Ryanair hopes to increase its fleet of Boeing 737 Max jets to 158 by the end of July this year, although this will be 23 aircraft short of the initial delivery schedule.
The airline gave the figure as it turned in a full-year net profit of €1.92 billion ($2.09 billion), up by one-third on the previous year.
Revenues for 2023-24 increased by 25% to €13.4 billion, and average fares were up 21% following a strong first half and Easter holiday traffic in March 2024.
Higher fuel and staff costs, as well as the Boeing delivery delays, contributed to a 24% rise in full-year operating costs to €11.38 billion.
Ryanair had 146 737 Max jets in its fleet at the end of the fiscal year on 31 March, having received 48 over the 12-month period.
“We do expect to get those [delayed] deliveries – Boeing to catch up with those deliveries – by the end of October,” says chief executive Michael O’Leary. “Which will give us at least 20 new aircraft growth for summer 2025.”
Ryanair expects to have 181 737 Max aircraft by the end of November. Boeing is also contracted to deliver another 29 over January-April 2025, and these are “currently on track”, the carrier states.
“We may well be looking at a summer in 2025 where we’ve another 50 aircraft worth of growth,” says O’Leary.
Ryanair says it welcomes the recent management changes at Boeing intended to address the delivery situation.
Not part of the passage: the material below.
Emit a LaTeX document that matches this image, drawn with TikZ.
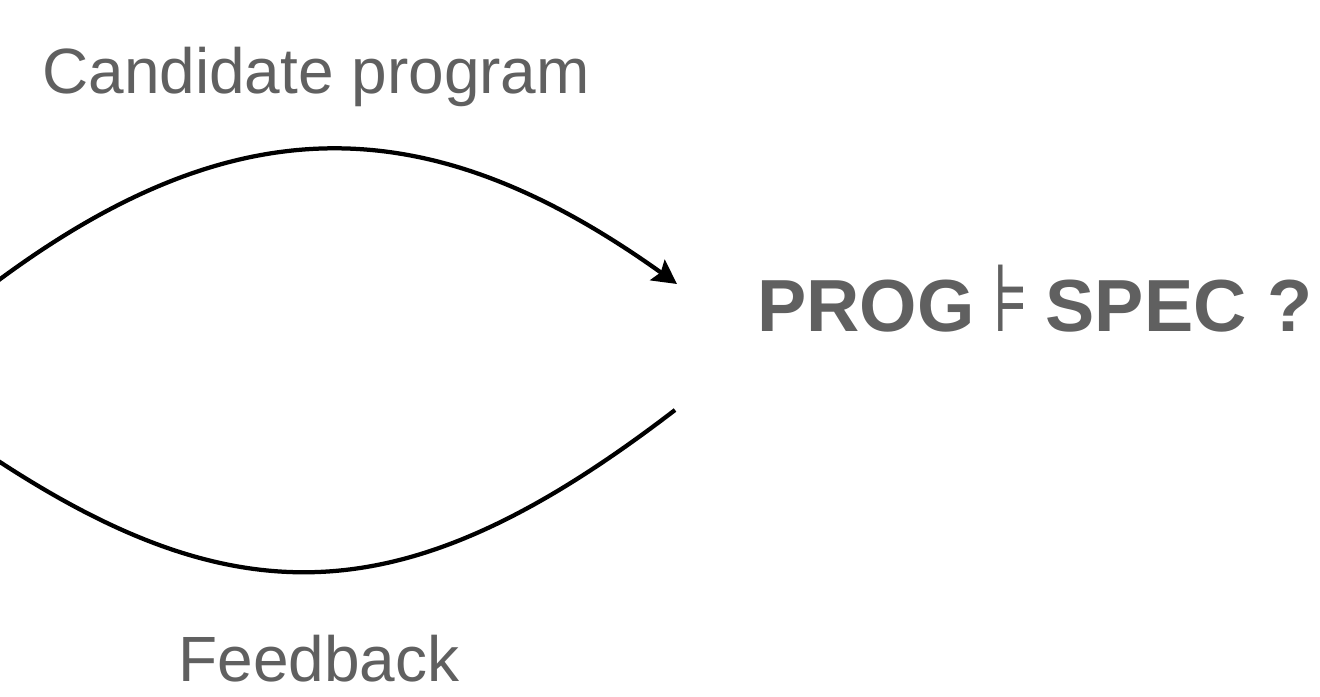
\documentclass[tikz,border=0pt]{standalone}
\usepackage{fontspec}
\setmainfont{Liberation Sans}
\newfontfamily\symfont{DejaVu Sans}
\usepackage{xcolor}
\usetikzlibrary{arrows.meta, positioning}
\definecolor{lpText}{HTML}{606060}
\definecolor{lpLine}{HTML}{000000}
\tikzset{
  lplabel/.style={inner sep=0pt, anchor=base west, text=lpText,
    font=\fontsize{36.4}{40}\selectfont},
  verdict/.style={inner sep=0pt, anchor=base west, text=lpText,
    font=\fontsize{42}{46}\selectfont\bfseries},
  loopline/.style={line width=0.85mm, lpLine},
  loopedge/.style={loopline, -{Stealth[length=4.8mm, width=5mm, inset=0.8mm]}}
}
\begin{document}
\begin{tikzpicture}[x=0.2mm, y=-0.2mm]
  \useasboundingbox (0,0) rectangle (1320,696);
  \clip (0,0) rectangle (1320,696);
  % labels
  \node[lplabel] (cand) at (42,93) {Candidate program};
  \node[lplabel] (feed) at (178,681) {Feedback};
  \node[verdict] (check) at (757,331) {PROG\hspace{0.24em}\scalebox{0.75}[1]{\symfont\mdseries\fontsize{54}{58}\selectfont ⊧}\hspace{0.22em}SPEC ?};
  % loop ends
  \coordinate (candout) at (-40,310);
  \coordinate (progin) at (677,284);
  \coordinate (specout) at (675,410);
  \coordinate (feedin) at (-40,435);
  % loop
  \draw[loopedge] (candout) .. controls (220,101) and (421,101) .. (progin);
  \draw[loopline] (specout) .. controls (399,622) and (227,622) .. (feedin);
\end{tikzpicture}
\end{document}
“We continue to work closely with [Boeing management] to improve quality and accelerate [737 Max] aircraft deliveries,” says the carrier. “There remains a risk that Boeing deliveries could slip further.”
Ryanair says it aims to offer “as much growth as possible” for the summer 2024 season, but the delays means a greater quantity of traffic growth will fall into the lower-yielding second half of the year, from the end of September.
It has extended leases on three Airbus A320s from its Austrian operation Lauda. These will run to 2028.
Ryanair also aims to continue taking delivery of 737s through the July-September period.
While it aims to increase passenger numbers this year to 198-200 million, up from 183.7 million, it says this depends on Boeing deliveries returning to contracted levels before the year-end.
While first-quarter pricing has been “softer than we expected”, Ryanair is “cautiously optimistic” that peak summer fares will be “flat to modestly-ahead” of last year, but the fourth quarter will not benefit from an early Easter holiday period.
Ryanair says it currently cannot provide “sensible or accurate” full-year guidance for 2024-25.